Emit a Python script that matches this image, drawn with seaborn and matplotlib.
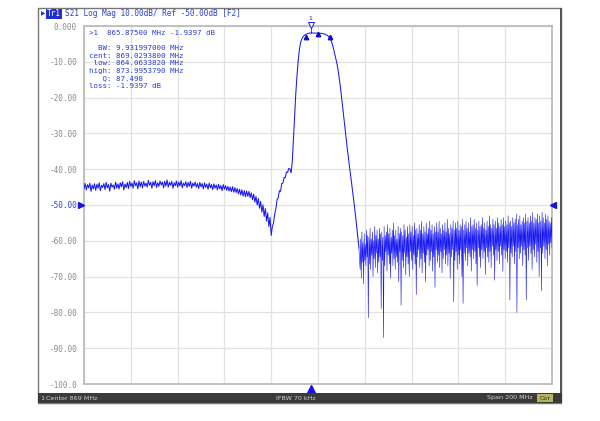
import numpy as np
import matplotlib
matplotlib.use("Agg")
import matplotlib.pyplot as plt
import matplotlib.transforms as mtransforms
from matplotlib.patches import Rectangle
import seaborn as sns

# S21 sweep, center 869 MHz, span 200 MHz
# 769.0 .. 886.5 MHz read every 0.5 MHz, stopband 887 .. 969 MHz every 0.25 MHz
main_start = 769.0
main_step = 0.5
stop_start = 887.0
stop_step = 0.25

lower_band = [
    -45.4, -44.0, -45.8, -44.3, -45.2, -43.9, -46.2, -44.4, -45.5, -44.1,
    -45.9, -44.2, -45.3, -43.8, -46.0, -44.5, -45.1, -44.0, -45.7, -43.7,
    -45.2, -44.3, -46.1, -43.9, -45.0, -44.4, -45.6, -43.6, -45.3, -44.1,
    -45.5, -43.8, -44.9, -43.5, -45.8, -44.2, -45.1, -43.7, -45.4, -43.4,
    -44.8, -43.9, -45.3, -43.2, -44.6, -43.8, -45.5, -43.3, -44.9, -43.6,
    -45.2, -43.4, -44.7, -43.9, -45.0, -43.1, -44.5, -43.7, -45.3, -43.5,
    -44.6, -43.2, -45.1, -43.8, -44.8, -43.3, -44.4, -43.6, -45.2, -43.4,
    -44.7, -43.0, -45.0, -43.7, -44.5, -43.4, -45.3, -43.8, -44.6, -43.3,
    -45.0, -43.6, -44.7, -43.2, -45.2, -43.9, -44.6, -43.5, -45.1, -43.7,
    -44.8, -43.4, -45.3, -43.9, -44.7, -43.6, -45.0, -44.0, -45.4, -43.7,
    -44.9, -44.0, -45.5, -43.8, -45.1, -44.2, -45.6, -43.9, -45.2, -44.3,
    -45.7, -44.1, -45.3, -44.4, -45.8, -44.2, -45.5, -44.6, -46.0, -44.3,
    -45.6,
]
lower_skirt = [
    -44.6, -45.9, -44.8, -46.1, -45.0, -46.3, -44.9, -46.4, -45.2, -46.5,
    -45.4, -46.9, -45.6, -47.2, -45.8, -47.5, -46.0, -47.7, -46.1, -47.6,
    -46.2, -47.9, -46.6, -48.5, -47.0, -49.2, -47.6, -50.0, -48.2, -50.9,
    -49.0, -52.0, -50.0, -53.2, -51.0, -54.5, -52.2, -56.0, -53.5, -58.5,
    -56.0,
]
shoulder = [
    -55.0, -52.5, -51.0, -48.5, -48.0, -46.0, -46.2, -44.0, -43.9, -42.3,
    -42.4, -40.8, -40.9, -39.8, -39.9, -41.0,
]
passband = [
    -38.0, -31.5, -25.0, -19.0, -14.0, -10.0, -6.8, -4.8, -3.7, -3.1,
    -2.7, -2.45, -2.3, -2.15, -2.05, -1.97, -1.94, -1.95, -1.97, -1.99,
    -2.0, -2.0, -2.0, -2.0, -2.02, -2.05, -2.1, -2.2, -2.3, -2.45,
    -2.65, -2.9, -3.3, -3.9, -4.8, -6.0, -7.4, -8.8, -10.2, -12.0,
    -14.2, -16.6, -19.4, -22.4, -25.4, -28.4, -31.4, -34.2, -36.8, -39.3,
    -41.8, -44.4, -47.1, -49.9, -52.8, -55.8, -58.9, -62.0,
]
stopband = [
    -68.0, -59.5, -70.5, -57.5, -66.0, -60.5, -72.0, -58.0, -65.5, -61.0, -67.0, -57.0,
    -64.5, -58.5, -81.5, -59.0, -66.5, -56.5, -68.0, -59.5, -64.0, -57.5, -70.0, -60.0,
    -65.0, -56.0, -67.5, -58.5, -63.5, -57.0, -69.0, -59.5, -66.0, -56.5, -64.5, -58.0,
    -79.0, -57.5, -65.5, -59.0, -87.0, -56.0, -67.0, -58.5, -63.0, -57.5, -68.5, -55.5,
    -64.0, -58.0, -66.5, -56.5, -70.5, -59.0, -63.5, -57.0, -67.0, -55.0, -65.0, -58.5,
    -68.0, -57.0, -64.5, -59.5, -66.0, -56.0, -71.5, -58.0, -63.0, -56.5, -78.0, -57.5,
    -65.5, -58.5, -67.5, -55.5, -63.5, -57.0, -69.5, -59.0, -64.5, -56.0, -66.5, -58.0,
    -70.0, -55.5, -63.0, -57.5, -65.5, -56.0, -68.0, -58.5, -64.0, -55.0, -66.5, -57.0,
    -75.0, -56.5, -64.5, -58.0, -62.5, -55.5, -67.5, -57.0, -65.0, -54.5, -69.0, -58.0,
    -63.5, -56.0, -66.0, -57.5, -71.5, -55.0, -64.0, -58.0, -62.5, -56.5, -67.0, -54.5,
    -65.5, -57.0, -63.0, -55.5, -68.5, -58.0, -64.5, -56.0, -73.0, -57.5, -62.5, -55.0,
    -66.0, -57.5, -64.0, -54.5, -67.5, -56.5, -63.0, -58.0, -69.0, -55.5, -65.0, -57.0,
    -62.5, -55.0, -66.5, -57.5, -64.0, -54.0, -67.0, -56.5, -63.5, -58.0, -70.5, -55.5,
    -64.5, -56.5, -62.5, -54.5, -77.0, -57.0, -65.5, -55.0, -63.0, -56.5, -68.0, -54.5,
    -64.0, -57.0, -66.5, -55.5, -62.5, -56.0, -70.0, -54.0, -77.5, -57.0, -63.5, -55.5,
    -65.5, -54.5, -62.0, -56.5, -67.0, -55.0, -63.5, -57.5, -64.5, -53.5, -68.5, -56.0,
    -62.5, -55.5, -65.0, -54.0, -63.0, -56.5, -66.5, -55.0, -72.5, -57.0, -62.0, -54.5,
    -64.5, -56.0, -67.5, -55.5, -62.5, -53.5, -65.0, -56.5, -63.0, -55.0, -69.5, -57.0,
    -62.0, -54.5, -64.5, -56.0, -66.0, -53.0, -63.0, -55.5, -67.5, -56.5, -61.5, -54.0,
    -64.0, -55.5, -71.0, -54.5, -62.5, -56.5, -65.5, -53.5, -63.0, -55.0, -66.5, -56.0,
    -61.5, -54.0, -64.0, -55.5, -68.5, -53.5, -62.5, -56.0, -65.0, -54.5, -63.0, -55.5,
    -66.0, -53.0, -62.0, -55.0, -76.5, -54.5, -63.5, -56.0, -64.5, -53.5, -61.5, -55.0,
    -66.5, -54.0, -63.0, -52.5, -80.0, -55.5, -62.0, -54.0, -65.0, -53.0, -63.5, -55.5,
    -61.5, -54.5, -67.0, -53.5, -62.5, -55.0, -64.0, -52.5, -76.5, -54.5, -62.0, -53.5,
    -65.5, -55.0, -61.5, -53.0, -63.5, -54.5, -68.0, -52.0, -62.5, -55.0, -64.5, -53.5,
    -61.0, -54.0, -66.0, -52.5, -63.0, -55.0, -70.0, -53.0, -62.0, -54.5, -74.0, -52.0,
    -63.5, -53.5, -61.5, -55.0, -65.0, -52.5, -62.5, -54.0, -67.0, -53.0, -61.0, -54.5,
    -64.0, -55.0, -60.5, -53.5, -62.0,
]

main_db = lower_band + lower_skirt + shoulder + passband
main_freq = main_start + main_step * np.arange(len(main_db))
stop_freq = stop_start + stop_step * np.arange(len(stopband))
# stopband piece starts from the last passband point so the trace stays joined
stop_x = np.concatenate([main_freq[-1:], stop_freq])
stop_y = np.array(main_db[-1:] + stopband)

ytick_vals = [0, -10, -20, -30, -40, -50, -60, -70, -80, -90, -100]
ytick_labels = ["0.000", "-10.00", "-20.00", "-30.00", "-40.00", "-50.00",
                "-60.00", "-70.00", "-80.00", "-90.00", "-100.0"]

# bandwidth search markers (MHz, dB)
mk_freq = 865.875
mk_db = -1.9397
bw_freqs = [864.0633820, 869.0293800, 873.9953790]
bw_dbs = [-3.1, -2.3, -3.1]

readout = [
    ">1  865.87500 MHz -1.9397 dB",
    "",
    "  BW: 9.931997000 MHz",
    "cent: 869.0293800 MHz",
    " low: 864.0633820 MHz",
    "high: 873.9953790 MHz",
    "   Q: 87.498",
    "loss: -1.9397 dB",
]

sns.set_style("white")
mono = "DejaVu Sans Mono"
trace_blue = "#1818f4"
text_blue = "#2a3fd8"
W, H = 600, 421

fig = plt.figure(figsize=(6.0, 4.21), dpi=100)
fig.patch.set_facecolor("white")

def fx(px):
    return px / W

def fy(py):
    return 1 - py / H

# instrument window frame
fig.patches.append(Rectangle((fx(38), fy(403)), fx(561) - fx(38), fy(8) - fy(403),
                             transform=fig.transFigure, facecolor="none",
                             edgecolor="#777777", linewidth=1.0, zorder=-1))
fig.patches.append(Rectangle((fx(560), fy(403)), fx(2), fy(8) - fy(403),
                             transform=fig.transFigure, facecolor="#555555",
                             edgecolor="none", zorder=-1))
# status bar
fig.patches.append(Rectangle((fx(38), fy(403)), fx(562) - fx(38), fy(393) - fy(403),
                             transform=fig.transFigure, facecolor="#3b3b3b",
                             edgecolor="none", zorder=2))
fig.patches.append(Rectangle((fx(537), fy(402)), fx(16), fy(394) - fy(402),
                             transform=fig.transFigure, facecolor="#b4b45a",
                             edgecolor="none", zorder=3))
bar_font = dict(family="DejaVu Sans", fontsize=4.6, color="#d0d0d0", va="center", zorder=4)
fig.text(fx(40), fy(398), "1", **bar_font)
fig.text(fx(46), fy(398), "Center 869 MHz", **bar_font)
fig.text(fx(296), fy(398), "IFBW 70 kHz", ha="center", **bar_font)
fig.text(fx(533), fy(398), "Span 200 MHz", ha="right", **bar_font)
fig.text(fx(545), fy(398), "Cor", ha="center", family="DejaVu Sans", fontsize=4.6,
         color="#333333", va="center", zorder=4)

# trace header
fig.patches.append(Rectangle((fx(46), fy(18.5)), fx(16), fy(9.5) - fy(18.5),
                             transform=fig.transFigure, facecolor="#1f2fd0",
                             edgecolor="none", zorder=3))
fig.text(fx(54), fy(14), "Tr1", ha="center", va="center", family=mono,
         fontsize=5.6, color="white", zorder=4)
fig.text(fx(40.5), fy(14), "\u25b6", ha="left", va="center", family="DejaVu Sans",
         fontsize=4, color="#1f2fd0", zorder=4)
fig.text(fx(65), fy(14), "S21 Log Mag 10.00dB/ Ref -50.00dB [F2]", ha="left",
         va="center", family=mono, fontsize=5.6, color=text_blue, zorder=4)

ax = fig.add_axes([fx(84), fy(384), fx(552) - fx(84), fy(26) - fy(384)])
ax.set_zorder(1)
ax.set_facecolor("white")
sns.lineplot(x=main_freq, y=main_db, ax=ax, color=trace_blue, linewidth=0.75,
             estimator=None, sort=False, zorder=3)
sns.lineplot(x=stop_x, y=stop_y, ax=ax, color=trace_blue, linewidth=0.42,
             estimator=None, sort=False, zorder=3)

ax.set_xlim(769, 969)
ax.set_ylim(-100, 0)
ax.set_xticks(np.arange(769, 970, 20))
ax.set_xticklabels([])
ax.set_yticks(ytick_vals)
ax.set_yticklabels(ytick_labels, family=mono, fontsize=5.6, color="#8a8a8a")
ax.get_yticklabels()[5].set_color(text_blue)
ax.tick_params(length=0, pad=5)
ax.grid(True, color="#e2e2e2", linewidth=0.9)
ax.set_axisbelow(True)
for sp in ax.spines.values():
    sp.set_color("#bcbcbc")
    sp.set_linewidth(1.3)
ax.set_xlabel("")
ax.set_ylabel("")

# reference level arrows and stimulus marker arrow
ytrans = mtransforms.blended_transform_factory(ax.transAxes, ax.transData)
ax.plot([-0.0055], [-50], marker=">", markersize=5, color="#1515e0",
        transform=ytrans, clip_on=False, zorder=5)
ax.plot([1.003], [-50], marker="<", markersize=5, color="#1515e0",
        transform=ytrans, clip_on=False, zorder=5)
xtrans = mtransforms.blended_transform_factory(ax.transData, ax.transAxes)
ax.plot([mk_freq], [-0.014], marker="^", markersize=5.5, color="#1515e0",
        transform=xtrans, clip_on=False, zorder=5)

# marker 1 and bandwidth markers
ax.plot([mk_freq, mk_freq], [mk_db, 0.2], color=trace_blue, linewidth=0.6,
        clip_on=False, zorder=4)
ax.plot([mk_freq], [0.3], marker="v", markersize=4.5, markerfacecolor="white",
        markeredgecolor=trace_blue, markeredgewidth=0.7, clip_on=False, zorder=5)
ax.text(mk_freq, 1.4, "1", ha="center", va="bottom", family="DejaVu Sans",
        fontsize=4.5, color=trace_blue, clip_on=False, zorder=5)
ax.plot(bw_freqs, bw_dbs, linestyle="none", marker="^", markersize=3.2,
        color="#1010c0", zorder=5)

# marker readout block
ys = [33, 40.5, 48.2, 55.7, 63.2, 70.7, 78.2, 85.7]
for line, py in zip(readout, ys):
    if line:
        fig.text(fx(89), fy(py), line, ha="left", va="center", family=mono,
                 fontsize=5.4, color=text_blue, zorder=6)

fig.savefig("out.png", dpi=100, facecolor="white")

◇ ◇ ◇ ◇

*WHAT IS ASKED*
Leave out the pictures and repeat exactly the lines from the start of the material through the line that contains "stop_step = 0.25", both included.

*RIGHT ANSWER*
Emit a Python script that matches this image, drawn with seaborn and matplotlib.
import numpy as np
import matplotlib
matplotlib.use("Agg")
import matplotlib.pyplot as plt
import matplotlib.transforms as mtransforms
from matplotlib.patches import Rectangle
import seaborn as sns

# S21 sweep, center 869 MHz, span 200 MHz
# 769.0 .. 886.5 MHz read every 0.5 MHz, stopband 887 .. 969 MHz every 0.25 MHz
main_start = 769.0
main_step = 0.5
stop_start = 887.0
stop_step = 0.25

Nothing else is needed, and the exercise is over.